SET EXERCISE
Without omitting anything, retype the data that follows.

DATA SECTION
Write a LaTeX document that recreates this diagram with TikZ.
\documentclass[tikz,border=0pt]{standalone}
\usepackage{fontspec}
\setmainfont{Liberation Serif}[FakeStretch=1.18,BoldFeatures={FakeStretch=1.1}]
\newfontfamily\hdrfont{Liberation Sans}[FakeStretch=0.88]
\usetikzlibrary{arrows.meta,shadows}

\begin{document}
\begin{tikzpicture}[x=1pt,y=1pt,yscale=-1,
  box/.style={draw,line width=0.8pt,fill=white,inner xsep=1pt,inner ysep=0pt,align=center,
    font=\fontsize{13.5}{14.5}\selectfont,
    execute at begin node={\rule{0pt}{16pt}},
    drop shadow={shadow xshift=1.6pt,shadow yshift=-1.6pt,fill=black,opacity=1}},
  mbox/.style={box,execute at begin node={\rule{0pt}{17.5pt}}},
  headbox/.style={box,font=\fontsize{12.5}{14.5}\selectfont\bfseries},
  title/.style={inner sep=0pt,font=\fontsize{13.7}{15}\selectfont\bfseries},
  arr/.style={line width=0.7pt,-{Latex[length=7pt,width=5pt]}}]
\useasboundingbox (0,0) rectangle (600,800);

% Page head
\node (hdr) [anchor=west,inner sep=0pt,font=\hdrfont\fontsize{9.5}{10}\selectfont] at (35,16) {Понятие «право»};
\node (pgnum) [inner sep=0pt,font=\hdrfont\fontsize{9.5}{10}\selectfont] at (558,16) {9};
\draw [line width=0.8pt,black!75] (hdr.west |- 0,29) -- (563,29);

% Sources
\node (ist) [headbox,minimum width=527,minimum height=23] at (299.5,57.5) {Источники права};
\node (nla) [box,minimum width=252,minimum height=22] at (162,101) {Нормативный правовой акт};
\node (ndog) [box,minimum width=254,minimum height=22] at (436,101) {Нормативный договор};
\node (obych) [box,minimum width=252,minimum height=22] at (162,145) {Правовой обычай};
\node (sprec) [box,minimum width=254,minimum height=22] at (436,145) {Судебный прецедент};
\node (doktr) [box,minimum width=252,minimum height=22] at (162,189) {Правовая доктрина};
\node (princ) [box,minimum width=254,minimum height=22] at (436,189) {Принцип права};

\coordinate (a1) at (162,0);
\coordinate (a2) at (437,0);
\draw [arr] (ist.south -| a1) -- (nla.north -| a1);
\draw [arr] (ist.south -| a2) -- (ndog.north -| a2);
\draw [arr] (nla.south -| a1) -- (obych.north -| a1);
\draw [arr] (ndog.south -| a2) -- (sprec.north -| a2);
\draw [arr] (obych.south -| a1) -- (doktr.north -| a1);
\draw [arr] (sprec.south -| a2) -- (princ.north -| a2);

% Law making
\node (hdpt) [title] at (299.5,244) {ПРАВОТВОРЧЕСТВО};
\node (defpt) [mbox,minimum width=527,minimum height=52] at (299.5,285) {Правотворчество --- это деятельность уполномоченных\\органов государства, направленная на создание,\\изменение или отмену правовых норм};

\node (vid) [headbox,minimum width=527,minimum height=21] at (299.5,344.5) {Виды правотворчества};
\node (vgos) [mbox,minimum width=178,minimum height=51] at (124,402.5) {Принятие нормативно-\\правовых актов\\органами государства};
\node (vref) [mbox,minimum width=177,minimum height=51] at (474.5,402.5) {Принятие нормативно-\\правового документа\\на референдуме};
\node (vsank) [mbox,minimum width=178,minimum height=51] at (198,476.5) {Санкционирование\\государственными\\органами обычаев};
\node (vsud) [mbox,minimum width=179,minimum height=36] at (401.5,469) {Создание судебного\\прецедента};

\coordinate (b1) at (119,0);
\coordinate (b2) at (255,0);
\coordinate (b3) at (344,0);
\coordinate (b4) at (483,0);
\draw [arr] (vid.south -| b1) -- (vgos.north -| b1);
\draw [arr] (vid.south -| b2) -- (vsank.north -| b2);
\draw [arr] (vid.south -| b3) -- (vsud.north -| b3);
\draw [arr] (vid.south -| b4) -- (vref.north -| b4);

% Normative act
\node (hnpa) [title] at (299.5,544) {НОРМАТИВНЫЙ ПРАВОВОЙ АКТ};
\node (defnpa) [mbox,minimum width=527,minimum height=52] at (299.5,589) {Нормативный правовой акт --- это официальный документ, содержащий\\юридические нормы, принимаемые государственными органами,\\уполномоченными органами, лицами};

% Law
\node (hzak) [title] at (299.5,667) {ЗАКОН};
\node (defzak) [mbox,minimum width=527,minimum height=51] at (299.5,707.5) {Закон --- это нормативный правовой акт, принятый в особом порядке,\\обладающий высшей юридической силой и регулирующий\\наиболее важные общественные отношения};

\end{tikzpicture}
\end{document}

CORRECT ANSWER
Write a LaTeX document that recreates this diagram with TikZ.
\documentclass[tikz,border=0pt]{standalone}
\usepackage{fontspec}
\setmainfont{Liberation Serif}[FakeStretch=1.18,BoldFeatures={FakeStretch=1.1}]
\newfontfamily\hdrfont{Liberation Sans}[FakeStretch=0.88]
\usetikzlibrary{arrows.meta,shadows}

\begin{document}
\begin{tikzpicture}[x=1pt,y=1pt,yscale=-1,
  box/.style={draw,line width=0.8pt,fill=white,inner xsep=1pt,inner ysep=0pt,align=center,
    font=\fontsize{13.5}{14.5}\selectfont,
    execute at begin node={\rule{0pt}{16pt}},
    drop shadow={shadow xshift=1.6pt,shadow yshift=-1.6pt,fill=black,opacity=1}},
  mbox/.style={box,execute at begin node={\rule{0pt}{17.5pt}}},
  headbox/.style={box,font=\fontsize{12.5}{14.5}\selectfont\bfseries},
  title/.style={inner sep=0pt,font=\fontsize{13.7}{15}\selectfont\bfseries},
  arr/.style={line width=0.7pt,-{Latex[length=7pt,width=5pt]}}]
\useasboundingbox (0,0) rectangle (600,800);

% Page head
\node (hdr) [anchor=west,inner sep=0pt,font=\hdrfont\fontsize{9.5}{10}\selectfont] at (35,16) {Понятие «право»};
\node (pgnum) [inner sep=0pt,font=\hdrfont\fontsize{9.5}{10}\selectfont] at (558,16) {9};
\draw [line width=0.8pt,black!75] (hdr.west |- 0,29) -- (563,29);

% Sources
\node (ist) [headbox,minimum width=527,minimum height=23] at (299.5,57.5) {Источники права};
\node (nla) [box,minimum width=252,minimum height=22] at (162,101) {Нормативный правовой акт};
\node (ndog) [box,minimum width=254,minimum height=22] at (436,101) {Нормативный договор};
\node (obych) [box,minimum width=252,minimum height=22] at (162,145) {Правовой обычай};
\node (sprec) [box,minimum width=254,minimum height=22] at (436,145) {Судебный прецедент};
\node (doktr) [box,minimum width=252,minimum height=22] at (162,189) {Правовая доктрина};
\node (princ) [box,minimum width=254,minimum height=22] at (436,189) {Принцип права};

\coordinate (a1) at (162,0);
\coordinate (a2) at (437,0);
\draw [arr] (ist.south -| a1) -- (nla.north -| a1);
\draw [arr] (ist.south -| a2) -- (ndog.north -| a2);
\draw [arr] (nla.south -| a1) -- (obych.north -| a1);
\draw [arr] (ndog.south -| a2) -- (sprec.north -| a2);
\draw [arr] (obych.south -| a1) -- (doktr.north -| a1);
\draw [arr] (sprec.south -| a2) -- (princ.north -| a2);

% Law making
\node (hdpt) [title] at (299.5,244) {ПРАВОТВОРЧЕСТВО};
\node (defpt) [mbox,minimum width=527,minimum height=52] at (299.5,285) {Правотворчество --- это деятельность уполномоченных\\органов государства, направленная на создание,\\изменение или отмену правовых норм};

\node (vid) [headbox,minimum width=527,minimum height=21] at (299.5,344.5) {Виды правотворчества};
\node (vgos) [mbox,minimum width=178,minimum height=51] at (124,402.5) {Принятие нормативно-\\правовых актов\\органами государства};
\node (vref) [mbox,minimum width=177,minimum height=51] at (474.5,402.5) {Принятие нормативно-\\правового документа\\на референдуме};
\node (vsank) [mbox,minimum width=178,minimum height=51] at (198,476.5) {Санкционирование\\государственными\\органами обычаев};
\node (vsud) [mbox,minimum width=179,minimum height=36] at (401.5,469) {Создание судебного\\прецедента};

\coordinate (b1) at (119,0);
\coordinate (b2) at (255,0);
\coordinate (b3) at (344,0);
\coordinate (b4) at (483,0);
\draw [arr] (vid.south -| b1) -- (vgos.north -| b1);
\draw [arr] (vid.south -| b2) -- (vsank.north -| b2);
\draw [arr] (vid.south -| b3) -- (vsud.north -| b3);
\draw [arr] (vid.south -| b4) -- (vref.north -| b4);

% Normative act
\node (hnpa) [title] at (299.5,544) {НОРМАТИВНЫЙ ПРАВОВОЙ АКТ};
\node (defnpa) [mbox,minimum width=527,minimum height=52] at (299.5,589) {Нормативный правовой акт --- это официальный документ, содержащий\\юридические нормы, принимаемые государственными органами,\\уполномоченными органами, лицами};

% Law
\node (hzak) [title] at (299.5,667) {ЗАКОН};
\node (defzak) [mbox,minimum width=527,minimum height=51] at (299.5,707.5) {Закон --- это нормативный правовой акт, принятый в особом порядке,\\обладающий высшей юридической силой и регулирующий\\наиболее важные общественные отношения};

\end{tikzpicture}
\end{document}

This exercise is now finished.